Task directions:
Take from the listing each line that has the string "document".

Collected data:
:::::
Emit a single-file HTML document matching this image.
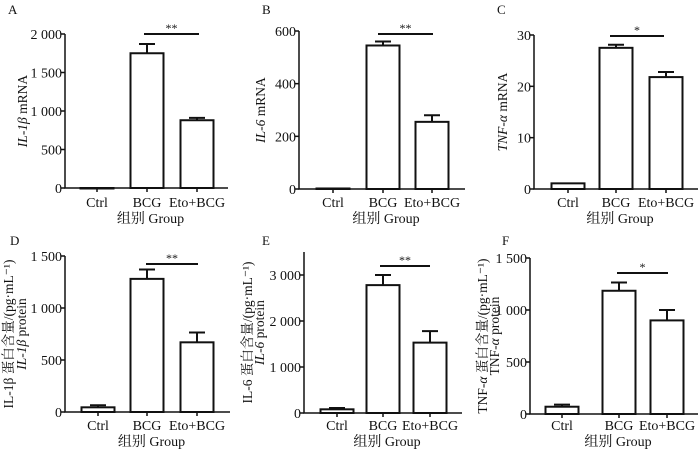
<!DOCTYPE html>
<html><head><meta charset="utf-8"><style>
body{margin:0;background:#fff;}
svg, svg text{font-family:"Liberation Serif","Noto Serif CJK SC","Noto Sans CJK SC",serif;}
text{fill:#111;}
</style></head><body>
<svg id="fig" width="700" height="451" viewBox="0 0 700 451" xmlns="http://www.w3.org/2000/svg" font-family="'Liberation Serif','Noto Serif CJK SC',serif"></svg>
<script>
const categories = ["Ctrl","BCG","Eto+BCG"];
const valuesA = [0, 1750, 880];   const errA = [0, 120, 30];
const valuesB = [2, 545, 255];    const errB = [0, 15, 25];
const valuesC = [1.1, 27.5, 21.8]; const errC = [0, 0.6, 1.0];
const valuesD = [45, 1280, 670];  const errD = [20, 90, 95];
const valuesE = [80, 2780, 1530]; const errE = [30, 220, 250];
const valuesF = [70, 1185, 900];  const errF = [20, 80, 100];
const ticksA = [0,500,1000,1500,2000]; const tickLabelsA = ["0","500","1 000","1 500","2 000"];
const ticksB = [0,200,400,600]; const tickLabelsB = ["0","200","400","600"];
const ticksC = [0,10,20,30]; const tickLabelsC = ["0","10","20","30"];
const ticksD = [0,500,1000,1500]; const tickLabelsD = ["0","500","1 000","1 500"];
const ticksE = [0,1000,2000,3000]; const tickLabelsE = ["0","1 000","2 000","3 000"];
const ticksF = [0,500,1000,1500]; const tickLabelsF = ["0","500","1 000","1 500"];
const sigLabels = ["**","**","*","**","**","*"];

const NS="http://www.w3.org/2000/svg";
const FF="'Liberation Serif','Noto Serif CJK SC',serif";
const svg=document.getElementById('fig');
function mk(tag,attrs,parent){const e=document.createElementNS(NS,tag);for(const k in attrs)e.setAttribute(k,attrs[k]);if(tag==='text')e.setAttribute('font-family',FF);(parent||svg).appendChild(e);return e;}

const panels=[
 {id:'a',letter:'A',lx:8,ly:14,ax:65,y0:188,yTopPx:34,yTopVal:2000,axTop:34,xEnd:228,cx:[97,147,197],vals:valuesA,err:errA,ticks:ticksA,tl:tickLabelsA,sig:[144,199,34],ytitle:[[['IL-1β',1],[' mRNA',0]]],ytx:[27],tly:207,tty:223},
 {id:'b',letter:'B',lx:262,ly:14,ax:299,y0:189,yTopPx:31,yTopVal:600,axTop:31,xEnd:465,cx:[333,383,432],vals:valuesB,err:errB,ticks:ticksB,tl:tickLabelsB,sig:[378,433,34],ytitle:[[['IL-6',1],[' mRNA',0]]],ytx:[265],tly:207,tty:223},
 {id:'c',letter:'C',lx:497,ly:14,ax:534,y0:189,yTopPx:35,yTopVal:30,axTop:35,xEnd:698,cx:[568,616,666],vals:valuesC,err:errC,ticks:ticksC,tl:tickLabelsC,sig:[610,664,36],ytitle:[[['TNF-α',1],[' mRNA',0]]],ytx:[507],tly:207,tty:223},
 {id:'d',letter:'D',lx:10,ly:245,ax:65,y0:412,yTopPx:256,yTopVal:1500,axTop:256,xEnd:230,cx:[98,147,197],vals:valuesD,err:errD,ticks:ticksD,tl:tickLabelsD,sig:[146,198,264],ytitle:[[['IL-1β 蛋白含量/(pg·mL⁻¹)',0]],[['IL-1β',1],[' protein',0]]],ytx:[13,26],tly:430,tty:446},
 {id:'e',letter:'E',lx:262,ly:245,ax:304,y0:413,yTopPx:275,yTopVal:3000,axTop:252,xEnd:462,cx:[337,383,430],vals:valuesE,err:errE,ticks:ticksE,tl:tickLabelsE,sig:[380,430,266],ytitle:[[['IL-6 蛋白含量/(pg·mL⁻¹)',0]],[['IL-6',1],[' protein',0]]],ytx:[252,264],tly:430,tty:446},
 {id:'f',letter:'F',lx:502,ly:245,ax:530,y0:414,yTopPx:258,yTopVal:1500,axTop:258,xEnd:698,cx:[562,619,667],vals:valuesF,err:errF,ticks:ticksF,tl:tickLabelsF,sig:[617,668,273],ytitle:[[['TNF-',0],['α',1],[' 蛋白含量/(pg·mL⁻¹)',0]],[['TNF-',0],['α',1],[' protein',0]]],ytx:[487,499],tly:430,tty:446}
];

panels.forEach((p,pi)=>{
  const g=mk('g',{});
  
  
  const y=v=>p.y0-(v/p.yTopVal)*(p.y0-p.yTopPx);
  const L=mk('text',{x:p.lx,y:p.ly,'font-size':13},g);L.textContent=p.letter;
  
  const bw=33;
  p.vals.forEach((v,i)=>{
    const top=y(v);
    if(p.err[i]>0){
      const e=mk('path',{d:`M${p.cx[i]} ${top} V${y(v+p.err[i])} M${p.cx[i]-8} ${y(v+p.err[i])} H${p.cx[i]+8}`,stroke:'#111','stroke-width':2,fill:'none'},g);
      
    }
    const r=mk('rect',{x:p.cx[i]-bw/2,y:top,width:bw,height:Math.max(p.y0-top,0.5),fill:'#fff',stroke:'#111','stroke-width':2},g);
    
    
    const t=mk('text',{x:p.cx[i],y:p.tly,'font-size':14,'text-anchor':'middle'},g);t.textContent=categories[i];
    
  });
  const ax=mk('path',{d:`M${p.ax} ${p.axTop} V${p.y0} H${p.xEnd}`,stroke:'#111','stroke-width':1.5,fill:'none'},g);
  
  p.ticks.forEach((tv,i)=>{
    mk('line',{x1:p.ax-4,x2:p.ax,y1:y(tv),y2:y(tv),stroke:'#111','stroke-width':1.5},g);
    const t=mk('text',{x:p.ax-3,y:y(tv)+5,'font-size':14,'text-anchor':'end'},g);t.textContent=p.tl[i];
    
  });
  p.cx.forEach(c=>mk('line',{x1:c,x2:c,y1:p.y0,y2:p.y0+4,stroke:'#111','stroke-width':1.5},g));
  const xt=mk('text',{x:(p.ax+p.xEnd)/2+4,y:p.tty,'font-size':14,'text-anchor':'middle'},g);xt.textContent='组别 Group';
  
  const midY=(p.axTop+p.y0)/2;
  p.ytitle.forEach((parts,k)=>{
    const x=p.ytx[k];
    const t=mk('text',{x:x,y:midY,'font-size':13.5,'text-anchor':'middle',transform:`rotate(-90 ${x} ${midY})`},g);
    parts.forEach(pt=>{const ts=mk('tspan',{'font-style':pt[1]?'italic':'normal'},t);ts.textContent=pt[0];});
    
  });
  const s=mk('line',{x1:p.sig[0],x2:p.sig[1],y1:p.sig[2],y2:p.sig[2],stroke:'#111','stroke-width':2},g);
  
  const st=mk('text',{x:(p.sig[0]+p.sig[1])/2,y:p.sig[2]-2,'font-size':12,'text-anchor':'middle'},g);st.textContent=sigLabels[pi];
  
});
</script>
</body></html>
:::::
Response to this task:
Emit a single-file HTML document matching this image.
const svg=document.getElementById('fig');
function mk(tag,attrs,parent){const e=document.createElementNS(NS,tag);for(const k in attrs)e.setAttribute(k,attrs[k]);if(tag==='text')e.setAttribute('font-family',FF);(parent||svg).appendChild(e);return e;}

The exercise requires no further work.